The BIK Roadmap: 2026/27 to 2029/30
The government has published BIK rates for zero-emission vehicles through to 2029/30, giving certainty for anyone signing a three or four-year contract:
- 2026/27: 4%
- 2027/28: 5%
- 2028/29: 7%
- 2029/30: 9%
Rates will rise, but remain well below petrol and diesel equivalents for the foreseeable future. Even at 9% in 2029/30, the calculation heavily favours EVs against conventional vehicles at 28%+.
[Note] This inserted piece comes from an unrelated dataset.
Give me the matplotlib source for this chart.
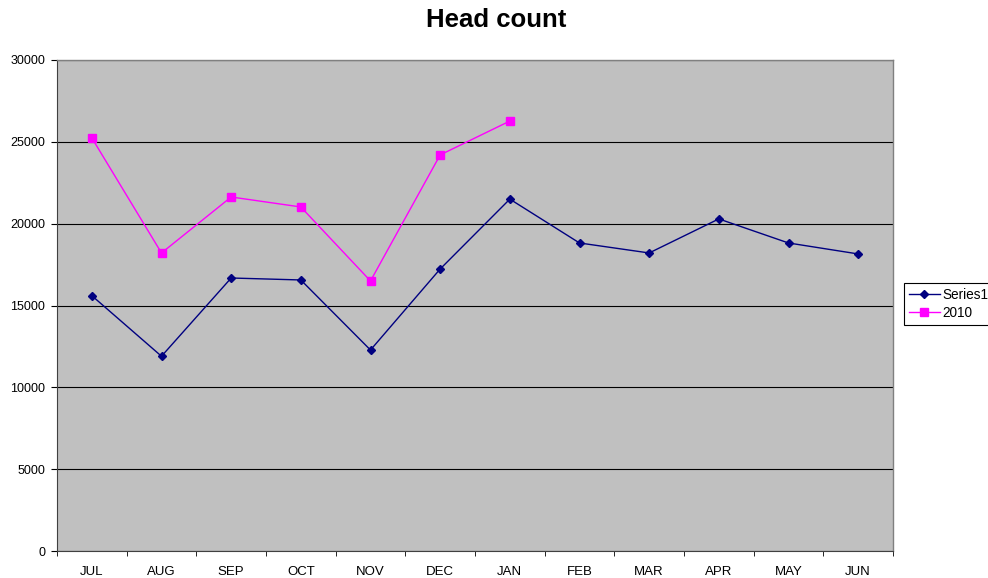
import matplotlib
matplotlib.use("Agg")
import matplotlib.pyplot as plt
import numpy as np

plt.rcParams['font.family'] = ['Liberation Sans', 'DejaVu Sans']

months = ["JUL", "AUG", "SEP", "OCT", "NOV", "DEC", "JAN", "FEB", "MAR", "APR", "MAY", "JUN"]
series1 = [15600, 11900, 16680, 16560, 12280, 17230, 21500, 18820, 18210, 20290, 18820, 18150]
series2010 = [25240, 18210, 21630, 21020, 16500, 24200, 26270]
yticks = [0, 5000, 10000, 15000, 20000, 25000, 30000]

fig = plt.figure(figsize=(9.88, 5.78), dpi=100)
ax = fig.add_axes([57/988, 27/578, (893-57)/988, (551-60)/578])
ax.set_facecolor('#C0C0C0')

x = np.arange(len(months))
ax.plot(x, series1, color='#000080', marker='D', markersize=4.5, linewidth=1, label='Series1')
ax.plot(np.arange(len(series2010)), series2010, color='#FF00FF', marker='s', markersize=6, linewidth=1, label='2010')

ax.set_xlim(-0.5, len(months) - 0.5)
ax.set_ylim(0, 30000)
ax.set_yticks(yticks)
ax.set_yticklabels([str(v) for v in yticks], fontsize=9)
ax.yaxis.grid(True, color='black', linewidth=0.8)
ax.set_axisbelow(True)

ax.set_xticks(x)
ax.set_xticklabels(months, fontsize=9.5)
ax.tick_params(axis='x', length=0, pad=11)
ax.set_xticks(np.arange(len(months) + 1) - 0.5, minor=True)
ax.tick_params(axis='x', which='minor', length=3.5, direction='out', color='black')
ax.tick_params(axis='y', length=4.5, direction='out', color='black', pad=4)

for side in ['top', 'right']:
    ax.spines[side].set_color('#808080')
    ax.spines[side].set_linewidth(1)
ax.spines['left'].set_color('#404040')
ax.spines['bottom'].set_color('#404040')

fig.text(496/988, 1 - 20/578, 'Head count', fontsize=18.5, fontweight='bold', ha='center', va='center')

leg = ax.legend(loc='center left', bbox_to_anchor=(904/988, 1 - 304/578), bbox_transform=fig.transFigure,
                fontsize=9.8, frameon=True, fancybox=False, edgecolor='black', framealpha=1,
                handlelength=2.3, borderpad=0.35, labelspacing=0.3, handletextpad=0.2, borderaxespad=0)
leg.get_frame().set_linewidth(0.8)

fig.savefig('out.png', dpi=100)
For plug-in hybrids, the rates depend on the vehicle's CO2 emissions and electric range. Cars with zero-emission ranges below 70 miles typically fall into the 5% to 14% range, depending on emissions. Pure EVs remain the most tax-efficient category.
Salary Sacrifice for EVs
Salary sacrifice schemes let employees give up gross salary in exchange for a company car. Because the car is provided by the employer, it is charged at BIK rates rather than income tax on the full salary given up. For EVs -- with a 4% BIK rate -- salary sacrifice is particularly effective.
Under an optional remuneration arrangement (OpRA), salary sacrifice for most benefits is taxed at the higher of the BIK value or the amount of salary foregone. However, ultra-low-emission vehicles (ULEVs), defined as those with CO2 emissions of 75g/km or less, are exempt from the OpRA rules. That means purely electric vehicles can be taken via salary sacrifice at just the BIK rate, regardless of the salary foregone.
This creates a double saving: the employee reduces their taxable income (saving income tax and employee NI) and pays tax only on the low BIK value.
Employer Benefits
For employers, providing EVs through salary sacrifice schemes reduces the payroll on which employer NI is charged. At 15% employer NI, reducing the payroll by GBP 500 per month per employee saves GBP 900 per year. Across a fleet of 50 employees, the NI saving alone can be substantial.
Employers who install EV charge points at the workplace can also reclaim 100% first-year capital allowances on the cost, making the upfront capital investment more attractive.
Charging: BIK on Electricity Costs
Employer-funded charging at the workplace is free of BIK. There is also no BIK on employer-installed home charge points provided the employer owns the equipment. Reimbursement for home charging costs through a cash payment does create a BIK, however, so structure any home-charging support carefully.
The approved mileage allowance payment (AMAP) rate for business miles in a private car is not the same as the advisory electricity rate. HMRC publishes an advisory electricity rate (currently 7p per mile for fully electric cars) for reimbursing employees who use their own EVs for business journeys.
Choosing the Right Vehicle
When selecting an EV on a company car scheme, look at:
- P11D list price (the published manufacturer price, including VAT, factory options and delivery)
- Guaranteed future BIK rates
- Contract length relative to the roadmap of rising rates
- Charging infrastructure at your home and typical work locations
With BIK at 4%, a GBP 50,000 EV creates a taxable benefit of just GBP 2,000. A basic-rate taxpayer pays GBP 400 per year in income tax on that benefit. That is exceptional value for a vehicle of that price point.